幼少の頃に『ドラゴンボール』やスーパー戦隊シリーズのヒーローに憧れ、マサチューセッツ大学アマースト校で日本語と日本文学を専攻。在学中の2003年9月から翌年6月まで国際基督教大学(ICU)に留学し、クロスポイント吉祥寺、和術慧舟會などで格闘技の練習を積んだ女子UFCファイターのロクサン・モダフェリ(米国)はコスプレファイターの先駆者的存在だ。INVICTA時代にはドリームワークスのアニメ『シーラ』のコスプレで、かつてドルフ・ラングレンが映画で演じたヒーマンとの特写も残している。2020年1月の「UFC 246」ではMMA8戦無敗だったメイシー・バーバーに初黒星をつけるなど、円熟味を増しているロクサンの今後にも注目だ。

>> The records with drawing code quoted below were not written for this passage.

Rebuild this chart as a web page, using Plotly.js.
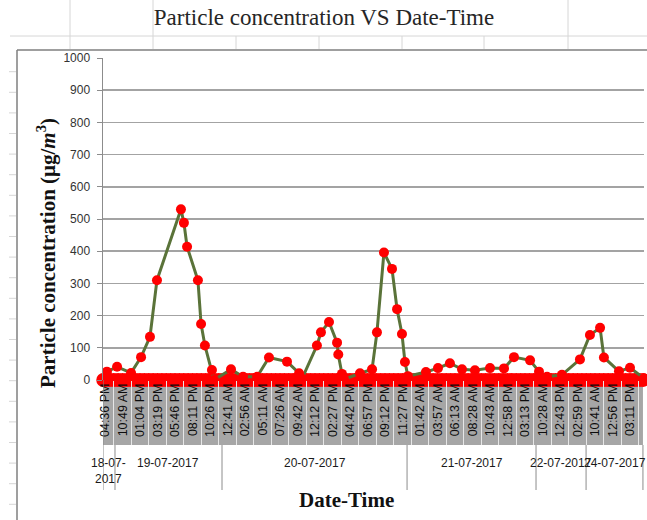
<!DOCTYPE html>
<html>
<head>
<meta charset="utf-8">
<script src="https://cdn.plot.ly/plotly-3.0.1.min.js"></script>
<style>html,body{margin:0;padding:0;background:#fff;}#chart{width:647px;height:520px;}</style>
</head>
<body>
<div id="chart"></div>
<script>
// Tick label slots (one label per slot index 0..30)
const timeLabels = ["04:36 PM","10:49 AM","01:04 PM","03:19 PM","05:46 PM","08:11 PM","10:26 PM",
  "12:41 AM","02:56 AM","05:11 AM","07:26 AM","09:42 AM","12:12 PM","02:27 PM","04:42 PM","06:57 PM",
  "09:12 PM","11:27 PM","01:42 AM","03:57 AM","06:13 AM","08:28 AM","10:43 AM","12:58 PM","03:13 PM",
  "10:28 AM","12:43 PM","02:59 PM","10:41 AM","12:56 PM","03:11 PM"];
const timeSlots = [0,1,2,3,4,5,6,7,8,9,10,11,12,13,14,15,16,17,18,19,20,21,22,23,24,25,26,27,28,29,30];

// Date groups and their boundaries (in slot units)
const dateLabels = ["18-07-2017","19-07-2017","20-07-2017","21-07-2017","22-07-2017","24-07-2017"];
const dateBounds = [-0.114, 0.571, 6.686, 17.26, 24.63, 27.49, 30.74];

// Particle concentration series (slot position, µg/m3)
const concX = [-0.1, 0.11, 0.69, 1.49, 2.06, 2.57, 2.97, 4.34, 4.51, 4.69, 5.31, 5.49, 5.71, 6.11, 6.23,
  7.2, 7.89, 8.69, 9.37, 10.4, 11.09, 11.26, 12.11, 12.34, 12.8, 13.26, 13.33, 13.54, 13.66, 14.57,
  15.26, 15.54, 15.94, 16.4, 16.69, 16.97, 17.14, 17.31, 18.34, 19.03, 19.71, 20.4, 21.14, 22.0, 22.8,
  23.37, 24.29, 24.8, 25.26, 26.11, 27.14, 27.71, 28.29, 28.51, 29.37, 30.0, 30.8];
const concY = [5, 26, 41, 22, 71, 134, 310, 530, 488, 414, 310, 174, 107, 31, 0,
  33, 10, 10, 70, 57, 21, 4, 107, 148, 180, 116, 79, 19, 2, 21,
  33, 148, 396, 345, 220, 143, 56, 12, 25, 37, 52, 33, 30, 37, 36,
  71, 61, 26, 10, 16, 64, 140, 162, 70, 27, 38, 5];

// Zero readings (dense red band) and a few small negative readings
const zeroX = [-0.1,0,0.25,0.5,0.75,1,1.25,1.5,1.75,2,2.25,2.5,2.75,3,3.25,3.5,3.75,4,4.25,4.5,4.75,
  5,5.25,5.5,5.75,6,6.25,6.5,6.75,7,7.25,7.5,7.75,8,8.25,8.5,8.75,9,9.25,9.5,9.75,
  10,10.25,10.5,10.75,11,11.25,11.5,11.75,12,12.25,12.5,12.75,13,13.25,13.5,13.75,14,14.25,14.5,14.75,
  15,15.25,15.5,15.75,16,16.25,16.5,16.75,17,17.25,17.5,17.75,18,18.25,18.5,18.75,19,19.25,19.5,19.75,
  20,20.25,20.5,20.75,21,21.25,21.5,21.75,22,22.25,22.5,22.75,23,23.25,23.5,23.75,24,24.25,24.5,24.75,
  25,25.25,25.5,25.75,26,26.25,26.5,26.75,27,27.25,27.5,27.75,28,28.25,28.5,28.75,29,29.25,29.5,29.75,
  30,30.25,30.5,30.75];
const zeroY = zeroX.map(() => 0);
const negX = [2.3, 4.0, 14.06, 19.2];
const negY = [-20, -20, -28, -45];

const RED = "#ff0000";
const traces = [
  {x: zeroX, y: zeroY, type: "scatter", mode: "markers", cliponaxis: false,
   marker: {color: RED, size: 14}, hoverinfo: "skip", showlegend: false},
  {x: negX, y: negY, type: "scatter", mode: "markers", cliponaxis: false,
   marker: {color: RED, size: 10}, showlegend: false},
  {x: concX, y: concY, type: "scatter", mode: "lines+markers", cliponaxis: false,
   line: {color: "#5a7339", width: 3},
   marker: {color: RED, size: 10}, showlegend: false}
];

// geometry helpers for paper-referenced decoration
const PL = 103, PR = 644, PT = 58, PB = 380;
const px = v => (v - PL) / (PR - PL);
const py = v => (PB - v) / (PB - PT);

const shapes = [];
// gray band behind the tick labels
shapes.push({type: "rect", xref: "x", yref: "paper", x0: dateBounds[0], x1: dateBounds[dateBounds.length-1],
  y0: py(385), y1: py(445), fillcolor: "#a6a6a6", line: {width: 0}, layer: "below"});
// date group dividers
dateBounds.forEach((b, i) => {
  shapes.push({type: "line", xref: "x", yref: "paper", x0: b, x1: b,
    y0: py(i === 0 ? 380 : 445), y1: py(490), line: {color: "#8c8c8c", width: 1}});
});
// chart frame (left + top)
shapes.push({type: "line", xref: "paper", yref: "paper", x0: px(17), x1: px(17), y0: py(50), y1: py(521),
  line: {color: "#7f7f7f", width: 1.5}});
shapes.push({type: "line", xref: "paper", yref: "paper", x0: px(17), x1: px(648), y0: py(50), y1: py(50),
  line: {color: "#7f7f7f", width: 1.5}});
// spreadsheet cell lines around the chart
const cell = "#d6d6d6";
shapes.push({type: "line", xref: "paper", yref: "paper", x0: px(10), x1: px(648), y0: py(36), y1: py(36),
  line: {color: cell, width: 1}});
[70,153,236,319,402,484,568].forEach(v => {
  shapes.push({type: "line", xref: "paper", yref: "paper", x0: px(v), x1: px(v), y0: py(36), y1: py(49),
    line: {color: cell, width: 1}});
});
[70,153,568].forEach(v => {
  shapes.push({type: "line", xref: "paper", yref: "paper", x0: px(v), x1: px(v), y0: py(0), y1: py(36),
    line: {color: cell, width: 1}});
});
for (let r = 71.7; r < 520; r += 20.6) {
  shapes.push({type: "line", xref: "paper", yref: "paper", x0: px(9), x1: px(16), y0: py(r), y1: py(r),
    line: {color: cell, width: 1}});
}

const annotations = [];
dateLabels.forEach((d, i) => {
  const a = dateBounds[i], b = dateBounds[i+1];
  const narrow = (b - a) < 2;
  annotations.push({xref: "x", yref: "paper", x: (a + b) / 2, y: py(454), yanchor: "top", xanchor: "center",
    text: narrow ? d.replace(/-(\d{4})$/, "-<br>$1") : d, showarrow: false,
    font: {family: "Liberation Sans, Arial, sans-serif", size: 12, color: "#1a1a1a"}});
});
annotations.push({xref: "paper", yref: "paper", x: px(46), y: py(253), xanchor: "center", yanchor: "middle",
  textangle: -90, showarrow: false,
  text: "<b>Particle concentration (μg/<i>m</i><sup>3</sup>)</b>",
  font: {family: "Liberation Serif, Times New Roman, serif", size: 21, color: "#111"}});
annotations.push({xref: "paper", yref: "paper", x: px(346), y: py(500), xanchor: "center", yanchor: "middle",
  showarrow: false, text: "<b>Date-Time</b>",
  font: {family: "Liberation Serif, Times New Roman, serif", size: 21, color: "#111"}});

const layout = {
  width: 647, height: 520,
  margin: {l: PL, r: 647 - PR, t: PT, b: 520 - PB, pad: 0},
  paper_bgcolor: "#ffffff", plot_bgcolor: "#ffffff",
  title: {text: "Particle concentration VS Date-Time", xref: "container", yref: "container",
    x: 324/647, y: 1 - 17/520, xanchor: "center", yanchor: "middle",
    font: {family: "Liberation Serif, Times New Roman, serif", size: 23, color: "#262626"}},
  xaxis: {range: [-0.114, 30.8], tickmode: "array", tickvals: timeSlots, ticktext: timeLabels,
    tickangle: -90, ticks: "", showgrid: false, zeroline: false, showline: false,
    minor: {ticks: "outside", ticklen: 64, tickwidth: 1, tickcolor: "#e6e6e6", tickmode: "linear",
      tick0: 0.5, dtick: 1, showgrid: false},
    tickfont: {family: "Liberation Sans, Arial, sans-serif", size: 12.5, color: "#0d0d0d"}},
  yaxis: {range: [0, 1000], dtick: 100, tick0: 0, showgrid: true, gridcolor: "#a3a3a3", gridwidth: 1.5,
    zeroline: false, showline: true, linecolor: "#8c8c8c", linewidth: 1.5,
    ticks: "outside", ticklen: 5, tickcolor: "#8c8c8c", ticklabelstandoff: 4,
    tickfont: {family: "Liberation Sans, Arial, sans-serif", size: 12, color: "#333"}},
  shapes: shapes,
  annotations: annotations,
  showlegend: false
};

Plotly.newPlot("chart", traces, layout, {displayModeBar: false, staticPlot: true});
</script>
</body>
</html>
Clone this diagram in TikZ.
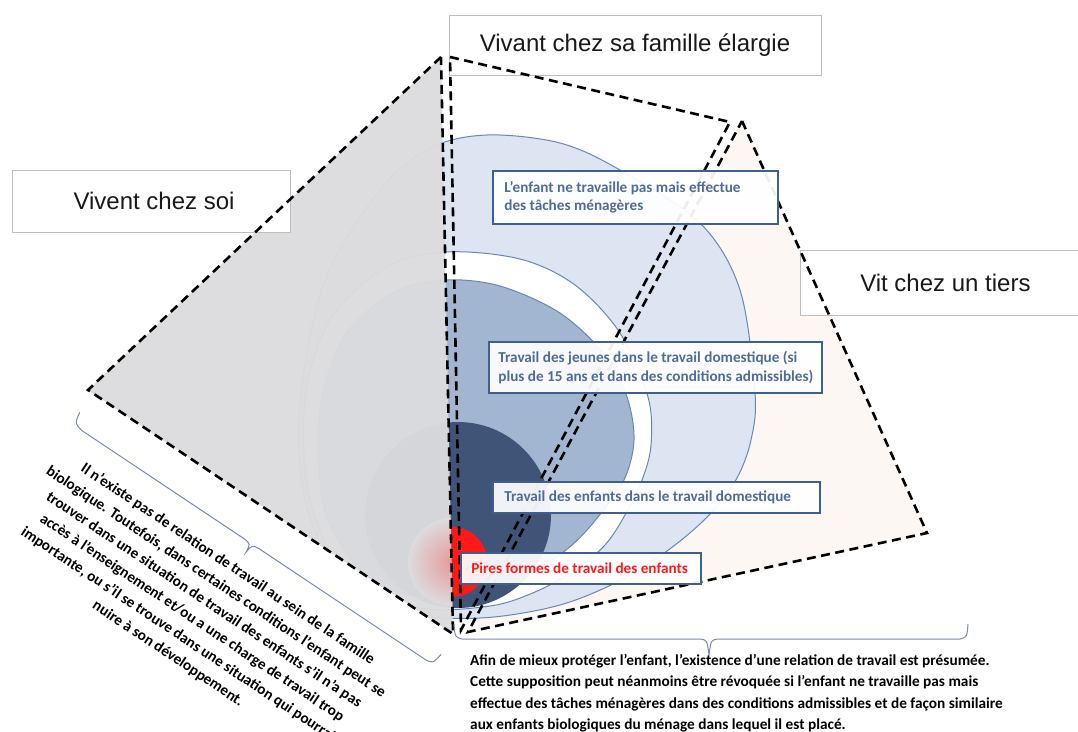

また、元RIZIN女子スーパーアトム級&元Invicta FC世界アトム級王者の浜崎朱加(AACC)は『NARUTO』好きを公言しているが、ハロウィンでは『進撃の巨人』のコスプレで立体機動装置まで着用している姿を公開。
その浜崎と出稽古で練習を積み、現在ONEで3連勝中の平田樹(K-Clann)は『ドラゴンボール』の人造人間18号姿が話題を呼んだ。
柔術家として世界柔術選手権4連覇の偉業を成し遂げた湯浅麗歌子は、大の「初音ミク好き」として知られるが、大晦日に『鬼滅の刃』の竈門禰豆子(ねずこ)のコスプレをinstagramで披露しており、その髪の一部はミクのエメラルドグリーンから真紅に変わっている。
男子では元ONEストロー級世界チャンピオンの内藤禎貴(内藤のび太)が『ドラえもん』のキャラクター「野比のび太」の衣装で入場するが、修斗時代のジャイアン貴裕との入場時からすでにそのキャラクターは認知されており、その粘り強いファイトスタイルも相まって、コスプレの範疇を超えた内藤の試合スタイルの一部となっている。
選手自身が主人公となる戦いのなかでも、愛するキャラクターのコスプレをすることで集中力を増すファイターもいる。その戦いは、現実のヒーロー・ヒロインとなって、将来、彼らのコスプレを再びコスプレする選手が現れるのかもしれない。